In opposition to the utility styles the modern bikini was introduced in the forties by fashion designer Jacques Heim and engineer Louis Reard in Paris. The new swim wear consisted of two pieces and in May 1946 was advertised as the worlds ‘smallest bathing suit’. Reard named the new swimsuit ‘bikini’ taken from the Bikini Atoll island where testing on atomic bombs was taking place. It is thought that Reard believed the provocative and revealing style would create similar shock reactions from those created by America’s atomic bomb in Japan from the previous summer. Reard adapted the style by making the bottoms smaller creating a string bikini. They found it hard to find model to wear the design and were forced to hire a nude dancer to model the creations.
Mannish shoes started appearing to meet the need for practicality leading to brogues becoming popular for women. Turbans became a useful accessory for women to be used as a safety device for working in factories they also doubled as a means to hide the unkempt untidy hair of women running a household and working at the same time.
Make, Do and Mend
With rationing in place the government encouraged a motto of ‘make, do and mend’. Restyling and remaking what was in your wardrobe was essential. Women that could sew would create new items out of anything; blankets, coats and pillowcases were all cut and reworked into a new garment.

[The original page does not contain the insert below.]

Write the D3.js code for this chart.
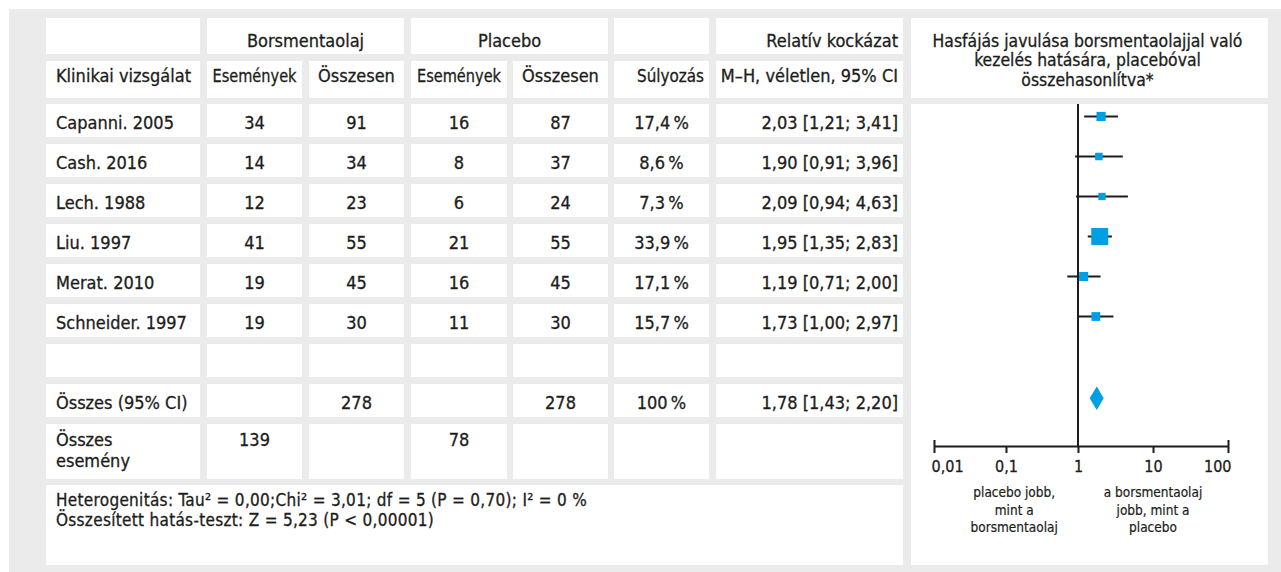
<!DOCTYPE html>
<html><head><meta charset="utf-8">
<script src="https://cdn.jsdelivr.net/npm/d3@7"></script>
<style>
html,body{margin:0;padding:0;background:#fff;}
svg{display:block;}
text{font-family:"DejaVu Sans Condensed","DejaVu Sans",sans-serif;fill:#1d1d1b;stroke:#1d1d1b;stroke-width:0.3px;}
</style></head>
<body>
<svg id="chart" width="1281" height="572"></svg>
<script>
// ---------- data ----------
const studies = ["Capanni. 2005","Cash. 2016","Lech. 1988","Liu. 1997","Merat. 2010","Schneider. 1997"];
const mentolEvents = [34,14,12,41,19,19];
const mentolTotal = [91,34,23,55,45,30];
const placeboEvents = [16,8,6,21,16,11];
const placeboTotal = [87,37,24,55,45,30];
const weights = [17.4,8.6,7.3,33.9,17.1,15.7];
const rr = [2.03,1.90,2.09,1.95,1.19,1.73];
const ciLow = [1.21,0.91,0.94,1.35,0.71,1.00];
const ciHigh = [3.41,3.96,4.63,2.83,2.00,2.97];
const pooled = [1.78,1.43,2.20];        // RR, low, high
const pooledTotals = [278,278];          // borsmentaolaj, placebo
const pooledEvents = [139,78];           // borsmentaolaj, placebo
const pooledWeight = 100;
const axisTicks = [0.01,0.1,1,10,100];
const tickLabels = ["0,01","0,1","1","10","100"];
const headerGroups = ["Borsmentaolaj","Placebo","Relatív kockázat"];
const headerCols = ["Klinikai vizsgálat","Események","Összesen","Események","Összesen","Súlyozás","M–H, véletlen, 95% CI"];
const forestTitle = ["Hasfájás javulása borsmentaolajjal való","kezelés hatására, placebóval","összehasonlítva*"];
const leftNote = ["placebo jobb,","mint a","borsmentaolaj"];
const rightNote = ["a borsmentaolaj","jobb, mint a","placebo"];
const footer = ["Heterogenitás: Tau² = 0,00;Chi² = 3,01; df = 5 (P = 0,70); I² = 0 %","Összesített hatás-teszt: Z = 5,23 (P < 0,00001)"];
const totalLabel = "Összes (95% CI)";
const eventsLabel = ["Összes","esemény"];

// ---------- helpers ----------
const loc = d3.formatLocale({decimal:",",thousands:" ",grouping:[3],currency:["",""]});
const f2 = loc.format(".2f"), f1 = loc.format(".1f");
const rrText = (a,b,c)=>`${f2(a)} [${f2(b)}; ${f2(c)}]`;
const pct = w => (Number.isInteger(w)? String(w) : f1(w)) + "\u2009%";

const svg = d3.select("#chart");
const GRAY = "#ebebeb", BLUE = "#009fe3", INK = "#1d1d1b";

// layout
const cols = [[46,200],[207,302],[309,404],[411,507],[513,608],[614,709],[716,903]];
const forestX = [911,1268];
const rowTop = i => 104 + i*40;   // data rows
const rowH = 33;

svg.append("rect").attr("x",9).attr("y",9).attr("width",1272).attr("height",563).attr("fill",GRAY);

function cell(x0,x1,y0,y1){
  svg.append("rect").attr("x",x0).attr("y",y0).attr("width",x1-x0).attr("height",y1-y0).attr("fill","#fff");
}
function txt(s,x,y,anchor,size){
  return svg.append("text").attr("x",x).attr("y",y).attr("text-anchor",anchor||"start")
    .attr("font-size",size||18).text(s);
}

// header row 1
cell(cols[0][0],cols[0][1],18,54);
cell(cols[1][0],cols[2][1],18,54);
cell(cols[3][0],cols[4][1],18,54);
cell(cols[5][0],cols[5][1],18,54);
cell(cols[6][0],cols[6][1],18,54);
txt(headerGroups[0],(cols[1][0]+cols[2][1])/2,46.5,"middle");
txt(headerGroups[1],(cols[3][0]+cols[4][1])/2,46.5,"middle");
txt(headerGroups[2],cols[6][1]-5,46.5,"end");

// header row 2
cols.forEach((c,i)=>{
  cell(c[0],c[1],61,98);
  const y=81.5;
  let t;
  if(i===0) t=txt(headerCols[i],c[0]+10,y,"start");
  else if(i>=5) t=txt(headerCols[i],c[1]-5,y,"end");
  else t=txt(headerCols[i],(c[0]+c[1])/2,y,"middle");
  if(i===1||i===3) t.attr("textLength",84).attr("lengthAdjust","spacingAndGlyphs");
  if(i===5) t.attr("textLength",67).attr("lengthAdjust","spacingAndGlyphs");
});

const mid = i => (cols[i][0]+cols[i][1])/2;

// study rows
studies.forEach((s,r)=>{
  const y0=rowTop(r);
  cols.forEach(c=>cell(c[0],c[1],y0,y0+rowH));
  const by=y0+24.5;
  txt(s,cols[0][0]+10,by);
  txt(mentolEvents[r],mid(1),by,"middle");
  txt(mentolTotal[r],mid(2),by,"middle");
  txt(placeboEvents[r],mid(3),by,"middle");
  txt(placeboTotal[r],mid(4),by,"middle");
  txt(pct(weights[r]),mid(5),by,"middle");
  txt(rrText(rr[r],ciLow[r],ciHigh[r]),cols[6][1]-5,by,"end");
});

// empty row
{ const y0=rowTop(6); cols.forEach(c=>cell(c[0],c[1],y0,y0+rowH)); }
// total row
{ const y0=rowTop(7); cols.forEach(c=>cell(c[0],c[1],y0,y0+rowH));
  const by=y0+25;
  txt(totalLabel,cols[0][0]+10,by);
  txt(pooledTotals[0],mid(2),by,"middle");
  txt(pooledTotals[1],mid(4),by,"middle");
  txt(pct(pooledWeight),mid(5),by,"middle");
  txt(rrText(pooled[0],pooled[1],pooled[2]),cols[6][1]-5,by,"end");
}
// events row
{ const y0=rowTop(8); cols.forEach(c=>cell(c[0],c[1],y0,y0+55));
  txt(eventsLabel[0],cols[0][0]+10,y0+22);
  txt(eventsLabel[1],cols[0][0]+10,y0+43);
  txt(pooledEvents[0],mid(1),y0+22,"middle");
  txt(pooledEvents[1],mid(3),y0+22,"middle");
}
// footer
cell(cols[0][0],cols[6][1],485,565);
footer.forEach((l,i)=>txt(l,cols[0][0]+10,506+i*20,"start",17).attr("letter-spacing",0.3));

// forest panel
cell(forestX[0],forestX[1],18,98);
cell(forestX[0],forestX[1],104,565);
forestTitle.forEach((l,i)=>txt(l,(forestX[0]+forestX[1])/2-2,46.7+i*19.7,"middle",17.4));

const x = d3.scaleLog().domain([0.01,1,100]).range([934,1078,1228]);
const size = d3.scaleLinear().domain([0,17,34]).range([6,9,17]);
const axisY = 446;

const g = svg.append("g");
// reference line at 1
g.append("line").attr("x1",x(1)).attr("x2",x(1)).attr("y1",104).attr("y2",axisY)
  .attr("stroke",INK).attr("stroke-width",2);

const marks = g.selectAll("g.study").data(studies.map((s,i)=>({i}))).join("g").attr("class","study");
marks.append("line")
  .attr("x1",d=>x(ciLow[d.i])).attr("x2",d=>x(ciHigh[d.i]))
  .attr("y1",d=>rowTop(d.i)+12.5).attr("y2",d=>rowTop(d.i)+12.5)
  .attr("stroke",INK).attr("stroke-width",2);
marks.append("rect")
  .attr("x",d=>x(rr[d.i])-size(weights[d.i])/2)
  .attr("y",d=>rowTop(d.i)+12.5-size(weights[d.i])/2)
  .attr("width",d=>size(weights[d.i])).attr("height",d=>size(weights[d.i]))
  .attr("fill",BLUE);

// pooled diamond
{ const cy=rowTop(7)+14.3, h=11.7;
  g.append("path").attr("fill",BLUE)
   .attr("d",`M${x(pooled[1])},${cy}L${x(pooled[0])},${cy-h}L${x(pooled[2])},${cy}L${x(pooled[0])},${cy+h}Z`);
}

// axis
const ax = svg.append("g").attr("transform",`translate(0,${axisY})`)
  .call(d3.axisBottom(x).tickValues(axisTicks).tickFormat((d,i)=>tickLabels[i]).tickSize(7).tickSizeOuter(0).tickPadding(8));
ax.select(".domain").attr("stroke",INK).attr("stroke-width",2);
ax.selectAll(".tick line").attr("stroke",INK).attr("stroke-width",2);
ax.selectAll(".tick text").attr("font-size",16).attr("fill",INK)
  .style("font-family",'"DejaVu Sans Condensed","DejaVu Sans",sans-serif');
const tks = ax.selectAll(".tick").nodes();
d3.select(tks[0]).select("line").attr("y1",-6);
d3.select(tks[tks.length-1]).select("line").attr("y1",-6);
d3.select(tks[0]).select("text").attr("text-anchor","start").attr("dx",-3);
d3.select(tks[tks.length-1]).select("text").attr("text-anchor","end").attr("dx",3);

// direction notes
leftNote.forEach((l,i)=>txt(l,x(0.13),497+i*17.7,"middle",13.5).style("stroke-width","0.2px"));
rightNote.forEach((l,i)=>txt(l,x(10),497+i*17.7,"middle",13.5).style("stroke-width","0.2px"));
</script>
</body></html>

With stockings being scarce, women would draw down the back of their legs with eyeliner to create the look of seams in tights. Knitting was also encouraged for women; patterns were given away for free so women could knit for the troops, supporting the idea that everyone can do their part.
Taken from the inspiration of the Big Bands, Zoot suits were worn. A wider legged trouser with a high waist was worn with a longer jacket. Knitwear was also popular with bold brighter prints on men’s jumpers.

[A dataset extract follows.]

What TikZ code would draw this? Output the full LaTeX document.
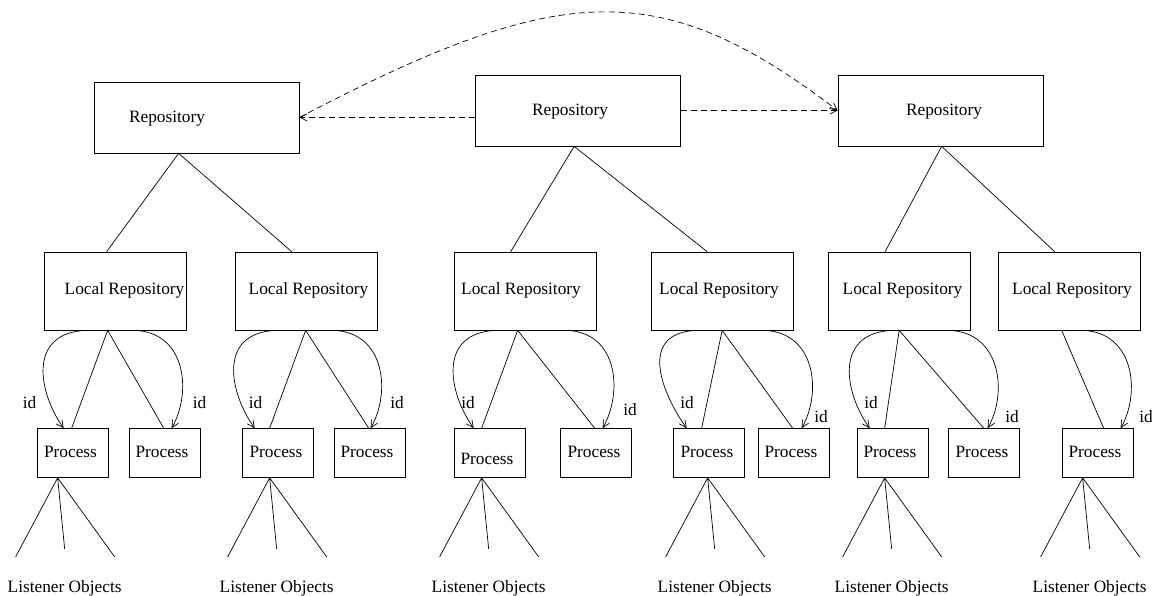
\documentclass[tikz,border=0pt]{standalone}
\usepackage{fontspec}
\setmainfont{Liberation Serif}
\usepackage{tikz}
\usetikzlibrary{arrows.meta, calc}
\tikzset{every picture/.style={/utils/exec={\fontsize{17.3pt}{21pt}\selectfont}}}

\begin{document}
\begin{tikzpicture}[x=1pt, y=-1pt, line width=0.7pt, >={Straight Barb[length=7pt, width=7pt]},
        every node/.style={inner sep=0pt},
        repo/.style={draw, minimum width=205pt, minimum height=71pt},
        localrepo/.style={draw, minimum width=142pt, minimum height=78pt},
        proc/.style={draw, minimum width=71pt, minimum height=49pt},
        link/.style={dash pattern=on 6pt off 4pt}]
        \useasboundingbox (0, 0) rectangle (1152, 595);

        % Repositories
        \node[repo] (r1) at (196.5, 117.5) {};
        \node[repo] (r2) at (578, 110.5) {};
        \node[repo] (r3) at (940.5, 110.5) {};
        \node (r1-t) at (167, 119) {Repository};
        \node (r2-t) at (570, 112) {Repository};
        \node (r3-t) at (944, 112) {Repository};

        % Local repositories
        \foreach \n/\cx/\tx in {lr1/115/124.5, lr2/306/308.5, lr3/525/521, lr4/722.5/719, lr5/899.5/902.5, lr6/1069/1072} {
            \node[localrepo] (\n) at (\cx, 291) {};
            \node (\n-t) at (\tx, 290) {Local Repository};
        }

        % Processes
        \foreach \n/\cx/\tx/\ty in {p1/72.5/70.5/452, p2/164.5/162/452, p3/277.5/276/452, p4/369.5/367/452, p5/489.5/487/459, p6/595.5/594/452, p7/708.5/707/452, p8/793.5/791/452, p9/892.5/890/452, p10/983.5/982/452, p11/1097.5/1095/452} {
            \node[proc] (\n) at (\cx, 453) {};
            \node (\n-t) at (\tx, \ty) {Process};
        }

        % Repository links
        \draw[link, ->] (r2.west |- r1.east) -- (r1.east);
        \draw[link, ->] (r2.east) -- (r3.west);
        \draw[link, ->] (r1.east) .. controls +(261, -136.5) and +(-178, -135.5) .. (r3.west);

        % Repository to local repository
        \draw ([xshift=63pt]lr1.north west) -- ([xshift=85pt]r1.south west) -- ([xshift=57pt]lr2.north west);
        \draw ([xshift=57pt]lr3.north west) -- ([xshift=99pt]r2.south west) -- ([xshift=56pt]lr4.north west);
        \draw ([xshift=57pt]lr5.north west) -- ([xshift=104pt]r3.south west) -- ([xshift=57pt]lr6.north west);

        % Local repository to process
        \draw ([xshift=35pt]p1.north west) -- ([xshift=64pt]lr1.south west) -- ([xshift=35pt]p2.north west);
        \draw ([xshift=28pt]p3.north west) -- ([xshift=71pt]lr2.south west) -- ([xshift=35pt]p4.north west);
        \draw ([xshift=28pt]p5.north west) -- ([xshift=64pt]lr3.south west) -- ([xshift=35pt]p6.north west);
        \draw ([xshift=29pt]p7.north west) -- ([xshift=71pt]lr4.south west) -- ([xshift=35pt]p8.north west);
        \draw ([xshift=28pt]p9.north west) -- ([xshift=71pt]lr5.south west) -- ([xshift=36pt]p10.north west);
        \draw ([xshift=64pt]lr6.south west) -- ([xshift=42pt]p11.north west);

        % id arcs
        \foreach \l/\s/\p/\e in {lr1/43/p1/27, lr2/42/p3/13, lr3/43/p5/20, lr4/46/p7/14, lr5/65/p9/13}
            \draw[->] ([xshift=\s pt]\l.south west) .. controls +(-60, 2) and +(-25, -35) .. ([xshift=\e pt]\p.north west);
        \foreach \l/\s/\p/\e in {lr1/91/p2/43, lr2/99/p4/37, lr3/113/p6/43, lr4/113/p8/44, lr5/121/p10/40, lr6/85/p11/59}
            \draw[->] ([xshift=\s pt]\l.south west) .. controls +(52, 2) and +(20, -35) .. ([xshift=\e pt]\p.north west);

        % id labels
        \foreach \n/\x/\y in {id1/29.5/403, id2/199.5/403, id3/255.5/403, id4/397/403, id5/468/403, id6/630/410, id7/687/403, id8/821/417, id9/871/403, id10/1012/417, id11/1146/417}
            \node (\n) at (\x, \y) {id};

        % Listener objects
        \foreach \p/\dx in {p1/21, p3/28, p5/28, p7/35, p9/28, p11/21} {
            \coordinate (\p-fan) at ([xshift=\dx pt]\p.south west);
            \draw (\p-fan) -- +(-42, 79) (\p-fan) -- +(7, 71) (\p-fan) -- +(57, 79);
            \node (\p-obj) at ($(\p-fan) + (7, 110)$) {Listener Objects};
        }
\end{tikzpicture}
\end{document}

The early icons of the forties had a simple and plain look. Betty Davis was an icon who was known for her portrayal of unsympathetic characters. She was one of the forties most celebrated actresses known for her forceful style. Rita Hayworth also came to prominence during the forties with films including “Cover Girl” and “Gilda”. Her appeal made her a popular sex symbol and pin up girl.
Claire McCardell is a hugely important fashion designer of the 20th Century. She is credited for helping to create ‘The American Look’. She created a comfortable, practical look and pioneered the American style of casual sportswear. She once stated, “I belong to a mass production country where any of us, all of us, deserve the right to good fashion”. Inspired by active wear and menswear, she used minimal fabric and was dedicated to the democratization of fashion.
Charles James was seen as America’s first couturier. Known for his highly aesthetic structures, his clothes were looked upon as works of art. From 1942 to 1945 he collaborated with Elizabeth Arden showing his couture designs in her salon. His most successful collection was shown in 1947 in Paris. Christobal Balenciaga called Charles James “the world’s best and only dressmaker who has raised (dressmaking) from an applied art to a pure art form.”
As an immigrant in London, Guccio Gucci worked in the Savoy Hotel as a maitre. Impressed by his guests sophisticated and luxurious luggage he developed an interest in luggage. On returning to Florence, Gucci established a shop in 1920 selling fine leather goods with classic styling.
Gaining a reputation for quality, he had hired expert workmen and in 1938 expanded his business to Rome, opening the company’s first retail shop. During the forties he created the iconic Gucci symbol of the interlocking G’s that is still identifiable and used today.